First, we can use “apenas” to refer to an action that happened recently. Second, Spanish speakers use “apenas” to indicate that the action happens to the least degree. And third, we can use “apenas” as an alternative to “at the same time as”.

Below, are some examples to provide you with a clear picture of how to use “apenas”.

En la oscuridad, apenas se veía el sendero.

In the dark, the path was hardly seen.

Apenas oíamos las palabras del anciano.

We barely heard the old man’s words.

Apenas salí del trabajo, me llamaste por teléfono.

As soon as I got off work, you called me on the phone.

Putting an eye on the examples above, we could say that the following formula will help you build sentences using “apenas”.

Apenas + Subject/ pronoun + verb + complement

Writing “apenas” has become a dilemma among Spanish native speakers and Spanish learners. It’s because you may see it in texts as “apenas” or “a penas”. Yet, the correct way to write it is as a single word. If you see “a penas” in a text it’s because a long time ago it was also accepted. Using “apenas” as “a penas” is no longer common so you should avoid doing it.

Another common Spanish phrase with “apenas” is “apenas si”. It is equal to “apenas” with the meaning of “casi no” (“almost not”), “escasamente” (“scarcely”) or “sólo” (“only”).

Let’s have a look at the example right below.

Estaba tan cansado que apenas si podía respirar.

I was so tired I could hardly breathe.

Please note that “si”, in this sentence, just works as a conjunction and not as a conditional.

How to use ‘apenas + present subjunctive’

In Spanish, we use the present subjunctive with conjunctions and locutions to build temporal sentences. Some of these locutions are “apenas”, “cuando”, “después (de) que”, and “en cuanto”.

We use apenas + present subjunctive to express a moment in the future in which we place the action.

Let’s see some examples.

Apenas tenga tiempo, me iré de viaje.

As soon as I have time, I will go on a trip.

Apenas termine de arreglarme, voy para allá.

As soon as I finish getting ready, I’m going there.

Apenas le diga la hora, Paco irá a hablar con ella.

As soon as she tells him the time, Frank will go to speak with her.

When the main verb does not state a future action or a command, it should be in the indicative mood and not in the subjunctive.

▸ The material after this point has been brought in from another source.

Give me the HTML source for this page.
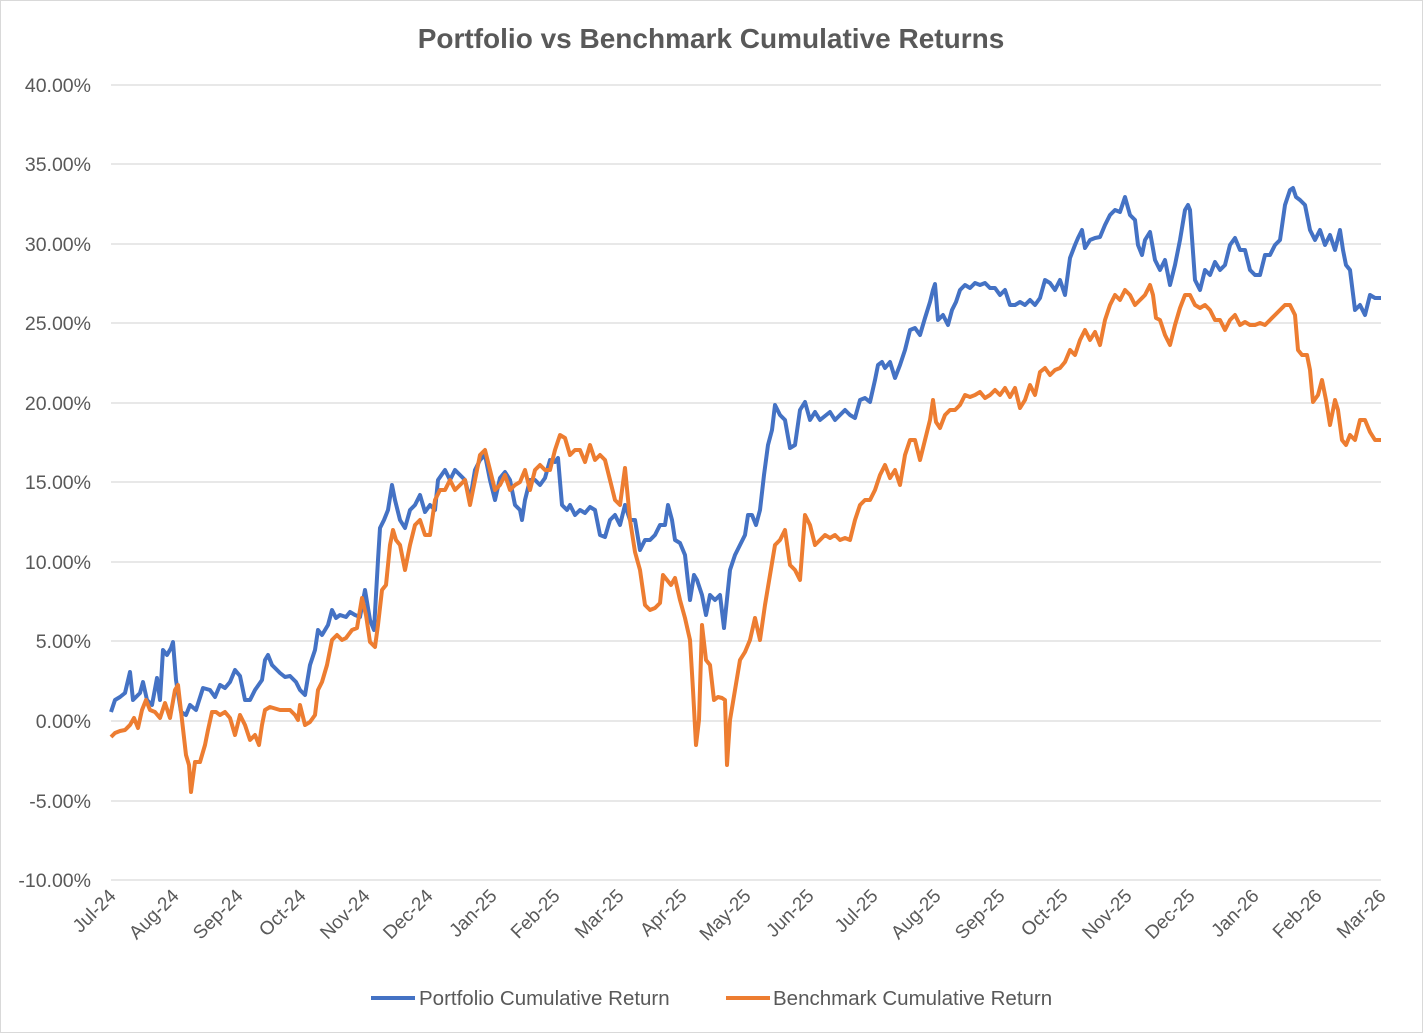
<!DOCTYPE html>
<html><head><meta charset="utf-8"><style>
html,body{margin:0;padding:0;background:#fff}
svg{display:block;font-family:"Liberation Sans",sans-serif}
</style></head><body>
<svg width="1423" height="1033" viewBox="0 0 1423 1033">
<rect x="0.5" y="0.5" width="1422" height="1032" fill="#fff" stroke="#d9d9d9"/>
<text x="711" y="48" text-anchor="middle" font-size="28" font-weight="bold" fill="#595959">Portfolio vs Benchmark Cumulative Returns</text>
<g stroke="#d9d9d9" stroke-width="1.3">
<line x1="111" x2="1381" y1="85" y2="85"/><line x1="111" x2="1381" y1="164" y2="164"/><line x1="111" x2="1381" y1="244" y2="244"/><line x1="111" x2="1381" y1="323" y2="323"/><line x1="111" x2="1381" y1="403" y2="403"/><line x1="111" x2="1381" y1="482" y2="482"/><line x1="111" x2="1381" y1="562" y2="562"/><line x1="111" x2="1381" y1="641" y2="641"/><line x1="111" x2="1381" y1="721" y2="721"/><line x1="111" x2="1381" y1="801" y2="801"/><line x1="111" x2="1381" y1="880" y2="880"/>
</g>
<g font-size="19.5" fill="#595959" text-anchor="end">
<text x="91" y="92">40.00%</text><text x="91" y="171">35.00%</text><text x="91" y="251">30.00%</text><text x="91" y="330">25.00%</text><text x="91" y="410">20.00%</text><text x="91" y="489">15.00%</text><text x="91" y="569">10.00%</text><text x="91" y="648">5.00%</text><text x="91" y="728">0.00%</text><text x="91" y="808">-5.00%</text><text x="91" y="887">-10.00%</text>
</g>
<g font-size="19" fill="#595959" text-anchor="end">
<text transform="translate(117,897) rotate(-45)">Jul-24</text>
<text transform="translate(180,897) rotate(-45)">Aug-24</text>
<text transform="translate(244,897) rotate(-45)">Sep-24</text>
<text transform="translate(307,897) rotate(-45)">Oct-24</text>
<text transform="translate(371,897) rotate(-45)">Nov-24</text>
<text transform="translate(434,897) rotate(-45)">Dec-24</text>
<text transform="translate(498,897) rotate(-45)">Jan-25</text>
<text transform="translate(561,897) rotate(-45)">Feb-25</text>
<text transform="translate(625,897) rotate(-45)">Mar-25</text>
<text transform="translate(688,897) rotate(-45)">Apr-25</text>
<text transform="translate(752,897) rotate(-45)">May-25</text>
<text transform="translate(815,897) rotate(-45)">Jun-25</text>
<text transform="translate(879,897) rotate(-45)">Jul-25</text>
<text transform="translate(942,897) rotate(-45)">Aug-25</text>
<text transform="translate(1006,897) rotate(-45)">Sep-25</text>
<text transform="translate(1069,897) rotate(-45)">Oct-25</text>
<text transform="translate(1133,897) rotate(-45)">Nov-25</text>
<text transform="translate(1196,897) rotate(-45)">Dec-25</text>
<text transform="translate(1260,897) rotate(-45)">Jan-26</text>
<text transform="translate(1323,897) rotate(-45)">Feb-26</text>
<text transform="translate(1387,897) rotate(-45)">Mar-26</text>
</g>
<polyline fill="none" stroke="#4472c4" stroke-width="4" stroke-linejoin="round" points="111,712 115,700 120,697 125,693 130,672 133,700 140,693 143,682 147,700 152,705 157,678 160,700 163,650 167,655 171,648 173,642 176,680 181,712 186,715 190,705 196,710 203,688 210,690 215,697 220,685 225,688 230,682 235,670 240,676 245,700 250,700 255,690 262,680 265,660 268,655 272,665 280,673 285,677 290,676 296,682 300,690 305,695 310,665 315,650 318,630 322,635 328,625 332,610 336,618 340,615 346,617 350,612 355,615 360,617 365,590 370,620 374,630 378,560 380,528 384,520 388,510 392,485 395,500 400,520 405,528 410,510 415,505 420,495 425,512 430,505 435,510 438,480 445,470 450,480 455,470 460,475 465,480 470,500 475,470 480,460 485,455 490,480 495,500 500,478 505,472 510,480 515,505 520,510 522,520 525,500 530,480 535,480 540,485 545,478 550,460 555,462 558,458 562,505 567,510 570,505 575,515 580,510 585,513 590,507 595,510 600,535 605,537 610,520 615,515 620,525 625,505 630,520 635,520 640,550 645,540 650,540 655,535 660,525 665,525 668,505 672,520 675,540 680,543 685,555 690,600 694,575 697,580 702,595 706,615 710,595 715,600 720,595 724,628 730,570 735,555 740,545 745,535 748,515 752,515 756,525 760,510 764,475 768,445 772,430 775,405 780,415 785,420 790,448 795,445 800,410 805,402 810,420 815,412 820,420 830,412 835,420 840,415 845,410 850,415 855,418 860,400 865,398 870,402 875,380 878,365 882,362 885,368 890,362 895,378 900,365 905,350 910,330 915,328 920,335 925,318 930,302 933,290 935,284 938,320 943,315 948,325 952,310 956,302 960,290 965,285 970,288 975,283 980,285 985,283 990,288 995,288 1000,295 1005,290 1010,305 1015,305 1020,302 1025,305 1030,300 1035,305 1040,298 1045,280 1050,283 1055,290 1060,280 1065,295 1070,258 1075,245 1078,238 1082,230 1085,248 1090,240 1095,238 1100,237 1105,225 1110,215 1115,210 1120,212 1125,197 1130,215 1135,220 1138,245 1142,255 1145,240 1150,232 1155,260 1160,270 1165,260 1170,285 1175,265 1180,240 1185,210 1188,205 1190,210 1195,280 1200,290 1205,270 1210,275 1215,262 1220,270 1225,265 1230,245 1235,238 1240,250 1245,250 1250,270 1255,275 1260,275 1265,255 1270,255 1275,245 1280,240 1285,205 1290,190 1293,188 1296,197 1300,200 1305,205 1310,230 1315,240 1320,230 1325,245 1330,235 1335,250 1340,230 1343,250 1346,265 1350,270 1355,310 1360,305 1365,315 1370,295 1375,298 1381,298"/>
<polyline fill="none" stroke="#ed7d31" stroke-width="4" stroke-linejoin="round" points="111,737 115,733 120,731 125,730 130,725 134,718 138,728 142,710 146,700 150,710 155,712 160,718 165,703 170,718 175,690 178,685 182,720 186,755 189,765 191,792 195,762 200,762 205,745 208,730 212,712 216,712 220,715 225,712 230,718 235,735 240,715 245,725 250,740 255,735 259,745 262,725 265,710 270,707 280,710 290,710 295,715 298,720 300,705 305,725 310,722 315,715 318,690 322,682 327,665 332,640 337,635 342,640 346,638 352,630 357,628 362,598 366,615 370,642 375,647 378,625 382,590 386,585 390,545 393,530 396,540 400,545 405,570 410,545 415,525 420,520 425,535 430,535 435,500 440,490 445,490 450,480 455,490 460,485 465,480 470,505 475,480 480,455 485,450 490,470 495,490 500,485 505,475 510,490 515,485 520,482 525,470 530,490 535,470 540,465 545,470 550,470 555,450 560,435 565,438 570,455 575,450 580,450 585,462 590,445 595,460 600,455 605,460 610,480 615,500 620,505 625,468 630,520 635,552 640,570 645,605 650,610 655,608 660,603 663,575 667,580 671,585 675,578 680,600 685,618 690,640 693,690 696,745 699,720 702,625 706,660 710,665 714,700 718,697 722,698 725,700 727,765 730,720 735,690 740,660 745,652 750,640 755,618 760,640 765,605 770,575 775,545 780,540 785,530 790,565 795,570 800,580 805,515 810,525 815,545 820,540 825,535 830,538 835,535 840,540 845,538 850,540 855,520 860,505 865,500 870,500 875,490 880,475 885,465 890,478 895,470 900,485 905,455 910,440 915,440 920,460 925,440 930,420 933,400 936,422 940,428 945,415 950,410 955,410 960,405 965,395 970,397 975,395 980,392 985,398 990,395 995,390 1000,395 1005,388 1010,397 1015,388 1020,408 1025,400 1030,385 1035,395 1040,372 1045,368 1050,375 1055,370 1060,368 1065,362 1070,350 1075,355 1080,340 1085,330 1090,340 1095,332 1100,345 1105,320 1110,305 1115,295 1120,300 1125,290 1130,295 1135,305 1140,300 1145,295 1150,285 1153,295 1156,318 1160,320 1165,335 1170,345 1175,325 1180,308 1185,295 1190,295 1195,305 1200,308 1205,305 1210,310 1215,320 1220,320 1225,330 1230,320 1235,315 1240,325 1245,322 1250,325 1255,325 1260,323 1265,325 1270,320 1275,315 1280,310 1285,305 1290,305 1295,315 1298,350 1302,355 1307,355 1310,370 1313,402 1318,395 1322,380 1326,400 1330,425 1335,400 1338,410 1342,440 1346,445 1350,435 1355,440 1360,420 1365,420 1370,432 1375,440 1381,440"/>
<line x1="371" x2="415" y1="998" y2="998" stroke="#4472c4" stroke-width="4"/>
<text x="419" y="1005" font-size="20.5" fill="#595959">Portfolio Cumulative Return</text>
<line x1="726" x2="770" y1="998" y2="998" stroke="#ed7d31" stroke-width="4"/>
<text x="773" y="1005" font-size="20.5" fill="#595959">Benchmark Cumulative Return</text>
</svg>
</body></html>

It’s because the main verb will represent an event that has already been done.

For example:

Lo llamé apenas había terminado el trabajo.

I called him as soon as the job was done.

We’re finishing “apenas”!

In conclusion, there’s no doubt that “apenas” is an adverb with different uses and meanings. But, if we use it in a negative phrase, it can be equal to “casi”. Also, “apenas” is temporal conjunction. In that case, it has a similar meaning to “en cuanto” (“as soon as”) and “en el momento en que” (“at the moment in which”).

Every time we use “apenas” with the present subjunctive, we can refer to future actions and make suggestions. It does not matter if they are in the short, medium, or long term. Don’t forget that you should always write “apenas” and not “a penas”. Put into practice what you have learned today and show others how good you have become at speaking Spanish.